» **WRITTEN INSTRUCTION**
Each line in the entries below that holds the string "this" is to be listed.

» **ROWS**
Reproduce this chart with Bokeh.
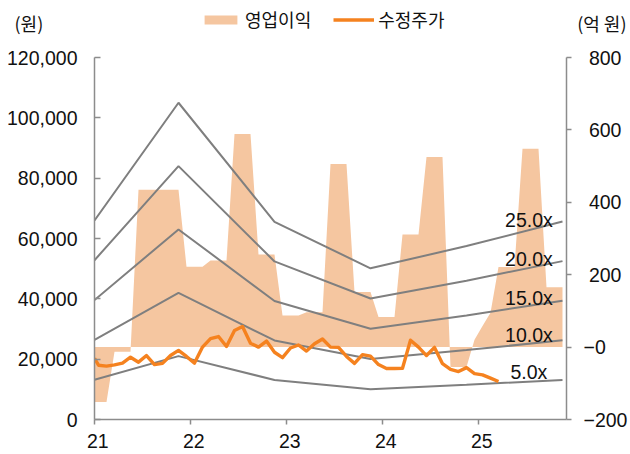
import numpy as np
from bokeh.plotting import figure
from bokeh.layouts import column
from bokeh.models import (Range1d, LinearAxis, FixedTicker, NumeralTickFormatter,
                          Label, Legend, LegendItem)
from bokeh.embed import file_html
from bokeh.resources import INLINE

# ---------------- data ----------------
year_ticks = [0, 12, 24, 36, 48]            # month index where each year starts
year_labels = ["21", "22", "23", "24", "25"]

# 영업이익 (억 원), monthly Jan-2021 .. Nov-2025
op_profit = [-152, -152, -13, -13, -13,
             435, 435, 435, 435, 435, 435,
             222, 222, 222, 239, 239, 239, 589, 589, 589, 256, 256, 256,
             87, 87, 87, 96, 96, 96, 506, 506, 506, 152, 152, 152,
             83, 83, 83, 311, 311, 311, 525, 525, 525, -55, -55, -55,
             20, 58, 95, 221, 221, 221, 548, 548, 548, 165, 165, 165]

# 수정주가 (원): opening value, then monthly Jan-2021 .. Mar-2025
price_open = 20300
price = [18000, 17700, 18100, 18700, 20650, 19000, 21200, 18200, 18600, 21200,
         22900, 20900, 18700, 24000, 26800, 27500, 24200, 29500, 30800, 25300,
         24000, 26000, 22300, 20500, 23700, 24700, 22700, 25100, 26700, 24000,
         23900, 20900, 18600, 21500, 21000, 18200, 16900, 16900, 17000, 26300,
         24000, 21200, 23900, 18500, 16600, 15900, 17200, 15200, 14800, 13700,
         12600]

# PER band: EPS (원) at band vertices (month positions)
eps_month = [0.0, 10.5, 22.5, 34.5, 46.5, 58.5]
eps = [2640, 4200, 2620, 2005, 2300, 2625]
multiples = [25, 20, 15, 10, 5]
band_labels = ["25.0x", "20.0x", "15.0x", "10.0x", "5.0x"]

left_ticks = [0, 20000, 40000, 60000, 80000, 100000, 120000]
right_ticks = [-200, 0, 200, 400, 600, 800]
right_tick_labels = ["\u2212200", "\u22120", "\u00a0200", "\u00a0400", "\u00a0600", "\u00a0800"]

# ---------------- styles ----------------
AREA = "#F5C6A0"
ORANGE = "#F5821F"
GRAY = "#7F7F7F"
AX = "#8C8C8C"
TXT = "#111111"
NUM_FONT = "Liberation Sans"
KR_FONT = "Noto Sans CJK KR"
NUM_SIZE = "19.5px"
KR_SIZE = "18px"
band_label_dy = [2, 2.5, 3, 5, 8]

W = 630
HEAD_H = 45
MAIN_H = 454 - HEAD_H

# ---------------- header (units, legend) ----------------
head = figure(width=W, height=HEAD_H, output_backend="svg", toolbar_location=None,
              x_range=Range1d(0, W), y_range=Range1d(0, HEAD_H),
              x_axis_location=None, y_axis_location=None, min_border=0,
              outline_line_color=None, background_fill_color="white",
              border_fill_color="white")
head.frame_align = False
head.xgrid.visible = False
head.ygrid.visible = False
# legend proxies (no visible data; only their legend glyphs are drawn)
nan2 = [np.nan, np.nan]
sw_area = head.varea(x=nan2, y1=nan2, y2=nan2, fill_color=AREA)
sw_line = head.line(x=nan2, y=nan2, line_color=ORANGE, line_width=3.4)
head.add_layout(Label(x=14, y=23, text="(원)", text_align="left",
                      text_baseline="middle", text_font=KR_FONT,
                      text_font_size=KR_SIZE, text_color=TXT))
head.add_layout(Label(x=626, y=23, text="(억 원)", text_align="right",
                      text_baseline="middle", text_font=KR_FONT,
                      text_font_size=KR_SIZE, text_color=TXT))
legend = Legend(items=[LegendItem(label="영업이익", renderers=[sw_area]),
                       LegendItem(label="수정주가", renderers=[sw_line])],
                location=(200, 13), orientation="horizontal",
                glyph_width=41, glyph_height=11, label_standoff=4, spacing=22,
                padding=0, margin=0, border_line_color=None,
                background_fill_alpha=0, label_text_font=KR_FONT,
                label_text_font_size=KR_SIZE, label_text_color=TXT)
head.add_layout(legend)

# ---------------- main chart ----------------
p = figure(width=W, height=MAIN_H, output_backend="svg", toolbar_location=None,
           x_range=Range1d(0, 59), y_range=Range1d(0, 120000),
           min_border_left=94, min_border_right=61, min_border_top=12,
           min_border_bottom=35, background_fill_color="white",
           border_fill_color="white", outline_line_color=None)
p.frame_align = False
p.extra_y_ranges = {"op": Range1d(-200, 800)}
p.xgrid.visible = False
p.ygrid.visible = False

# left axis
ya = p.yaxis[0]
ya.ticker = FixedTicker(ticks=left_ticks)
ya.formatter = NumeralTickFormatter(format="0,0")
ya.major_tick_in = 6
ya.major_tick_out = 0
ya.minor_tick_line_color = None
ya.major_label_standoff = 17
ya.major_label_text_font = NUM_FONT
ya.major_label_text_font_size = NUM_SIZE
ya.major_label_text_color = TXT
ya.axis_line_color = AX
ya.axis_line_width = 1.5
ya.major_tick_line_color = AX
ya.major_tick_line_width = 1.5

# bottom axis: ticks at year starts, labels centred on January
xa = p.xaxis[0]
xa.ticker = FixedTicker(ticks=year_ticks)
xa.major_label_overrides = {t: "\u2004" + lab for t, lab in zip(year_ticks, year_labels)}
xa.major_tick_in = 0
xa.major_tick_out = 5
xa.minor_tick_line_color = None
xa.major_label_standoff = 5
xa.major_label_text_font = NUM_FONT
xa.major_label_text_font_size = NUM_SIZE
xa.major_label_text_color = TXT
xa.axis_line_color = AX
xa.axis_line_width = 1.5
xa.major_tick_line_color = AX
xa.major_tick_line_width = 1.5

# right axis
ra = LinearAxis(y_range_name="op", ticker=FixedTicker(ticks=right_ticks),
                major_label_overrides={t: lab for t, lab in zip(right_ticks, right_tick_labels)},
                major_tick_in=0, major_tick_out=5, minor_tick_line_color=None,
                major_label_standoff=12, major_label_text_font=NUM_FONT,
                major_label_text_font_size=NUM_SIZE, major_label_text_color=TXT,
                axis_line_color=AX, axis_line_width=1.5,
                major_tick_line_color=AX, major_tick_line_width=1.5)
p.add_layout(ra, "right")

# area: operating profit
area_t = np.arange(len(op_profit)) + 0.5
area_t[0] = 0.0
p.varea(x=area_t, y1=0, y2=op_profit, y_range_name="op",
        fill_color=AREA, fill_alpha=1.0)

# PER bands
eps_arr = np.array(eps, dtype=float)
for m in multiples:
    p.line(eps_month, eps_arr * m, line_color=GRAY, line_width=2)

# adjusted price
price_t = np.concatenate([[0.0], np.arange(len(price)) + 0.5])
price_v = [price_open] + price
p.line(price_t, price_v, line_color=ORANGE, line_width=3.4, line_join="round")

# band labels
for lab, m, dy in zip(band_labels, multiples, band_label_dy):
    p.add_layout(Label(x=54.3, y=eps[-1] * m, text=lab, text_align="center",
                       text_baseline="middle", y_offset=dy, text_font=NUM_FONT,
                       text_font_size=NUM_SIZE, text_color=TXT))

layout = column(head, p, spacing=0)
open("out.html", "w").write(file_html(layout, INLINE))
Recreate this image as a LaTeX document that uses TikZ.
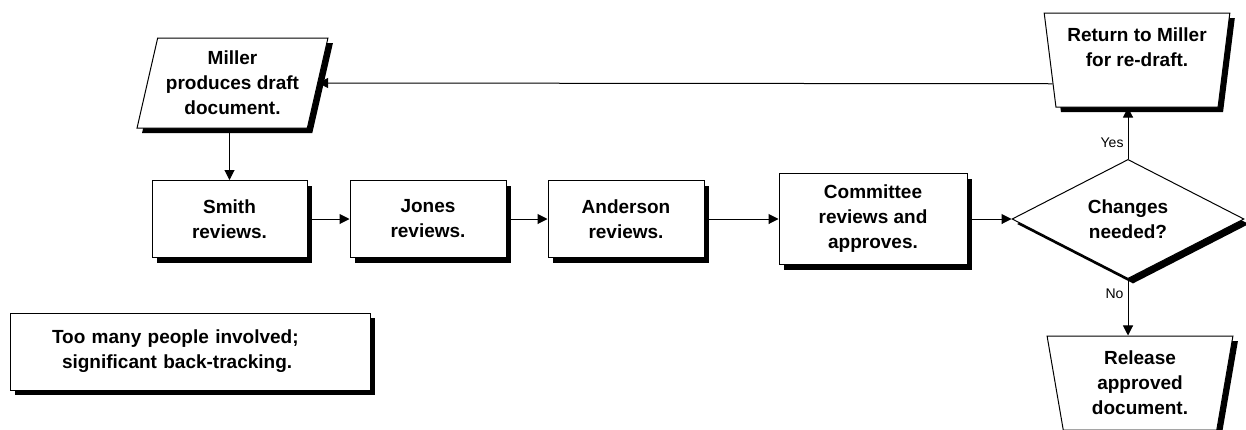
\documentclass[tikz,border=0pt]{standalone}
\usepackage{fontspec}
\setmainfont{Liberation Sans}
\usetikzlibrary{arrows.meta,shapes.geometric,shadows,calc}

\begin{document}
\begin{tikzpicture}[x=1pt,y=-1pt,
  every node/.style={align=center,inner sep=0pt,font=\fontsize{19}{25}\selectfont\bfseries},
  blackshadow/.style={drop shadow={shadow xshift=5pt,shadow yshift=-5pt,opacity=1,fill=black}},
  procbox/.style={rectangle,draw,fill=white,line width=1pt,blackshadow,minimum height=77pt},
  para/.style={trapezium,trapezium left angle=74,trapezium right angle=106,trapezium stretches=true,
    draw,fill=white,line width=1pt,blackshadow,minimum width=191pt,minimum height=90pt},
  manual/.style={trapezium,trapezium left angle=99,trapezium right angle=99,trapezium stretches=true,
    draw,fill=white,line width=1pt,blackshadow,minimum width=186pt,minimum height=94pt},
  decide/.style={diamond,draw,fill=white,line width=1pt,blackshadow,minimum width=232pt,minimum height=116pt},
  lbl/.style={font=\fontsize{14}{16}\selectfont\mdseries},
  arr/.style={line width=1pt,-{Triangle[length=10pt,width=10pt]}}]
  \useasboundingbox (0,0) rectangle (1246,429);

  \node[para] (mil) at (232.5,83) {Miller\\produces draft\\document.};
  \node[procbox,minimum width=155pt] (smi)  at (229.5,219) {Smith\\reviews.};
  \node[procbox,minimum width=156pt] (jon)  at (428,219)   {Jones\\reviews.};
  \node[procbox,minimum width=156pt] (ande) at (626,219)   {Anderson\\reviews.};
  \node[procbox,minimum width=188pt,minimum height=91pt] (com) at (873,219) {Committee\\reviews and\\approves.};
  \node[decide] (chg) at (1128,219) {Changes\\needed?};
  \node[manual] (ret) at (1137,60) {Return to Miller\\for re-draft.\\\mbox{}};
  \node[manual] (rel) at (1140,383) {Release\\approved\\document.};
  \node[procbox,minimum width=360pt,text width=276pt,align=left] (note) at (190,351.5)
    {Too many people involved;\\\hspace*{10pt}significant back-tracking.};

  \draw[arr] (mil.south -| smi.north) -- (smi.north);
  \draw[arr] (smi) -- (jon);
  \draw[arr] (jon) -- (ande);
  \draw[arr] (ande) -- (com);
  \draw[arr] (com) -- (chg);
  \draw[arr] (chg.north) -- node[lbl,pos=0.31,left=4pt]{Yes} (chg.north |- ret.south);
  \draw[arr] (chg.south) -- node[lbl,pos=0.26,left=4pt]{No} (chg.south |- rel.north);
  \draw[arr] ($(ret.top left corner)!0.75!(ret.bottom left corner)$) -- (mil.east);
\end{tikzpicture}
\end{document}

» **THE ANSWER**
Reproduce this chart with Bokeh.
Recreate this image as a LaTeX document that uses TikZ.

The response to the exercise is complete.